A year later, the Seattle Post-Intelligencer surveys the ruins of another in the long, long, long string of miserable Obama failures:
As of last week, only three homes had been retrofitted and just 14 new jobs have emerged from the program. Many of the jobs are administrative, and not the entry-level pathways once dreamed of for low-income workers. Some people wonder if the original goals are now achievable.
"The jobs haven't surfaced yet," said Michael Woo, director of Got Green, a Seattle community organizing group focused on the environment and social justice.
"It's been a very slow and tedious process. It's almost painful, the number of meetings people have gone to. Those are the people who got jobs. There's been no real investment for the broader public."
You read that right: fourteen jobs. At a cost to the U.S. taxpayer (well, the U.S. taxpayer’s unborn children) of twenty million dollars. That works out to $1,428,571.43 per job created.
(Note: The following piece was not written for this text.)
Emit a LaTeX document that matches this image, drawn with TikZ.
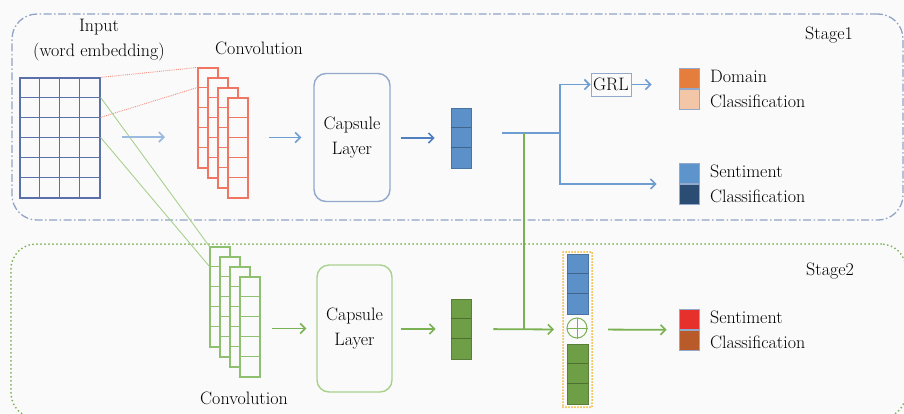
\documentclass[tikz,border=0pt]{standalone}
\usepackage{tikz}
\usetikzlibrary{shapes,arrows,arrows.meta,fit,positioning,calc}
\definecolor{bg}{HTML}{FAFAFA}
\definecolor{stblue}{HTML}{8FA3C4}
\definecolor{gridblue}{HTML}{5A70A8}
\definecolor{convred}{HTML}{F07562}
\definecolor{lblue}{HTML}{6E9DD2}
\definecolor{dblue}{HTML}{4F7FC0}
\definecolor{capblue}{HTML}{92A9CC}
\definecolor{vblue}{HTML}{5B90C9}
\definecolor{vgreen}{HTML}{6E9E45}
\definecolor{lgreen}{HTML}{8FC070}
\definecolor{agreen}{HTML}{7AB152}
\definecolor{capgreen}{HTML}{A9D08E}
\definecolor{stgreen}{HTML}{7DB356}
\definecolor{catorange}{HTML}{F2B632}
\definecolor{domA}{HTML}{E57E3C}
\definecolor{domB}{HTML}{F3C6A8}
\definecolor{senA}{HTML}{5D94CC}
\definecolor{senB}{HTML}{2B4D74}
\definecolor{senC}{HTML}{E6302B}
\definecolor{senD}{HTML}{B85A2A}

\begin{document}
\begin{tikzpicture}[x=1pt,y=-1pt,% pixel units, y runs downwards
      every node/.style={
        align=center,     % so that "\\" breaks the line
        inner sep=0pt,
        font=\fontsize{18}{25}\selectfont
      },
      fmap/.style={rectangle,fill=bg,line width=1.1pt,minimum width=20pt,minimum height=100pt},
      caps/.style={rectangle,rounded corners=12pt,line width=1.4pt,fill=bg,minimum width=76pt,minimum height=128pt},
      vec/.style={rectangle,line width=0.8pt,minimum width=20pt,minimum height=60pt},
      cls/.style={rectangle,draw=capblue,line width=0.8pt,minimum width=20pt,minimum height=20.5pt},
      arr/.style={-{Straight Barb[length=5pt,width=10pt,line width=1.6pt]},line width=1.8pt}
    ]
    \useasboundingbox (0,0) rectangle (904,413);
    \clip (0,0) rectangle (904,413);
    \fill[bg] (0,0) rectangle (904,413);

    % the two stages
    \node[rectangle,rounded corners=25pt,draw=stblue,line width=1.3pt,
      dash pattern=on 8pt off 2.5pt on 1.5pt off 2.5pt,
      minimum width=891pt,minimum height=206pt](st1) at (457.5,117){};
    \node[rectangle,rounded corners=25pt,draw=stgreen,line width=2pt,line cap=round,
      dash pattern=on 0pt off 4pt,
      minimum width=895pt,minimum height=174pt](st2) at (458.5,331){};
    \node(st1lab) at (829,35){Stage1};
    \node(st2lab) at (830,271){Stage2};

    % input word embedding
    \node[rectangle,draw=gridblue,line width=1.2pt,minimum width=80pt,minimum height=120pt](inp) at (60,138){};
    \foreach \i in {1,2,3}
      \draw[draw=gridblue,line width=1.3pt] ($(inp.north west)+(20*\i,0)$) -- ++(0,120);
    \foreach \j in {1,...,5}
      \draw[draw=gridblue,line width=1.3pt] ($(inp.north west)+(0,20*\j)$) -- ++(80,0);
    \node(inplab) at (99,40){Input\\(word embedding)};

    % convolution, stage 1
    \foreach \i in {1,...,4}{
      \node[fmap,draw=convred](rc\i) at ({198+10*\i},{108+10*\i}){};
      \foreach \j in {1,...,4}
        \draw[convred,line width=1.1pt] ($(rc\i.north west)+(0,20*\j)$) -- ++(20,0);
    }
    \node(rclab) at (259,48){Convolution};

    % convolution, stage 2
    \foreach \i in {1,...,4}{
      \node[fmap,draw=lgreen](gc\i) at ({210+10*\i},{287+10*\i}){};
      \foreach \j in {1,...,4}
        \draw[lgreen,line width=1.1pt] ($(gc\i.north west)+(0,20*\j)$) -- ++(20,0);
    }
    \node(gclab) at (244,398){Convolution};

    % input to the filters
    \draw[convred!80,line width=0.9pt,densely dotted] (inp.north east) -- (rc1.north west);
    \draw[convred!80,line width=0.9pt,densely dotted] ($(inp.north east)+(0,40)$) -- ($(rc1.north west)+(0,20)$);
    \draw[capgreen,line width=0.9pt] ($(inp.north east)+(0,20)$) -- (gc1.north west);
    \draw[capgreen,line width=0.9pt] ($(inp.north east)+(0,60)$) -- ($(gc1.north west)+(0,20)$);
    \coordinate(ia) at (122,137);
    \coordinate(ib) at (165,137);
    \draw[arr,lblue!70,line width=1.2pt] (ia) -- (ib);

    % capsule layers
    \node[caps,draw=capblue](cap1) at (352,137.5){Capsule\\Layer};
    \node[caps,draw=capgreen,minimum width=75pt,minimum height=127pt](cap2) at (354.5,328.5){Capsule\\Layer};

    % capsule vectors
    \node[vec,fill=vblue,draw=vblue!80!black](bv) at (461,138){};
    \node[vec,fill=vgreen,draw=vgreen!80!black](gv) at (461,329){};
    \foreach \v/\c in {bv/vblue,gv/vgreen}
      \foreach \j in {1,2}
        \draw[\c!70!black,line width=0.7pt] ($(\v.north west)+(0,20*\j)$) -- ++(20,0);

    % concatenation
    \node[rectangle,draw=catorange,line width=2pt,line cap=round,dash pattern=on 0pt off 3pt,
      minimum width=29pt,minimum height=155pt](cat) at (577.5,329.5){};
    \node[vec,fill=vblue,draw=vblue!80!black,minimum width=21pt](cb) at (577.5,284){};
    \node[vec,fill=vgreen,draw=vgreen!80!black,minimum width=21pt](cg) at (577.5,374){};
    \foreach \v/\c in {cb/vblue,cg/vgreen}
      \foreach \j in {1,2}
        \draw[\c!70!black,line width=0.7pt] ($(\v.north west)+(0,20*\j)$) -- ++(21,0);
    \node[circle,draw=agreen,line width=1pt,minimum size=20pt](oplus) at (577,328){};
    \draw[agreen,line width=1pt] (oplus.north) -- (oplus.south) (oplus.west) -- (oplus.east);

    % outputs
    \node[rectangle,draw=capblue,line width=1pt,minimum width=40pt,minimum height=23pt](grl) at (611,84.5){GRL};
    \node[cls,fill=domA](dom1) at (689,78.25){};
    \node[cls,fill=domB,below=0pt of dom1](dom2){};
    \node[cls,fill=senA](sa1) at (689,173.25){};
    \node[cls,fill=senB,below=0pt of sa1](sa2){};
    \node[cls,fill=senC](sb1) at (689,319.25){};
    \node[cls,fill=senD,below=0pt of sb1](sb2){};
    \node[align=left,anchor=west](domlab) at (710,89){Domain\\Classification};
    \node[align=left,anchor=west](salab) at (710,184){Sentiment\\Classification};
    \node[align=left,anchor=west](sblab) at (710,330){Sentiment\\Classification};

    % connectors
    \coordinate(b0) at (502,133);
    \coordinate(j1) at (524,133);
    \coordinate(sp) at (560,133);
    \draw[lblue,line width=1.6pt] (b0) -- (sp);
    \draw[agreen,line width=1.6pt] (j1) -- (j1 |- cat.west);
    \path[arr]
    (rc4.east |- cap1.west) edge [lblue,shorten <=20pt,shorten >=12pt] node {} (cap1.west)
    (cap1.east |- bv.west) edge [dblue,shorten <=10pt,shorten >=16pt] node {} (bv.west)
    (gc4.east |- cap2.west) edge [agreen,shorten <=11pt,shorten >=10pt] node {} (cap2.west)
    (cap2.east |- gv.west) edge [agreen,shorten <=8pt,shorten >=15pt] node {} (gv.west)
    (gv.east) edge [agreen,shorten <=22pt,shorten >=8pt] node {} (cat.west)
    (cat.east) edge [agreen,shorten <=15pt,shorten >=12pt] node {} (sb1.south west)
    (grl.east) edge [lblue,line width=1.3pt,shorten >=27pt] node {} (grl.east -| dom1.west)
    ;
    \draw[arr,lblue,line width=1.3pt] (sp) |- (grl.west);
    \draw[arr,lblue,line width=1.3pt,shorten >=22pt] (sp) |- (sa1.south west);
  \end{tikzpicture}
\end{document}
According to the Post-Intelligencer, “organizers and policy experts blame the economy, bureaucracy, and bad timing for the programs’ mediocre results.” Wait – you mean pumping millions of dollars through the federal government produced little actual result, but a mountain of bureaucratic sludge? Who could have seen that coming?
A big part of the problem is that the fantastically expensive taxpayer-funded boondoggle paid only part of the weatherization costs. Homeowners were expected to cover the rest, and they couldn’t afford it. In other words, a massive subsidy was used to artificially lower the price of a “green” product, and in one of the most liberal, eco-fanatic cities on Earth, they still couldn’t sell it.
The city manager for Community Power Works, Joshua Curtis, says “we’re feeling cautiously optimistic” about more retrofits and upgrades in the future. He shouldn’t be. He, and the mayor of Seattle, and Joe Biden, and Barack Obama, should be compelled to return every dime they swindled from taxpayers. If Obama and Biden were private-sector business managers, they’d be begging for jail time to escape from the lawyers hired by their outraged investors.
At the very least, if they were corporate executives with such appalling performance records, they would be compelled to stop the “green jobs” insanity and resign their positions immediately. If the shareholders didn’t take such prudent measures, the company would soon collapse into bankruptcy. But instead, the “green jobs” scam artists will plow ahead, spending more and more, until after four years of absolute failure, voters finally have a chance to drag them out of office. They won’t be held personally liable for a single wasted or stolen dollar.
America, have you learned to keep such people far away from the levers of power, and the keys to the Treasury? Or do you need a few more of these horror stories to drive the point home? Warning: you can’t afford any more of them. In fact, you couldn’t afford this one.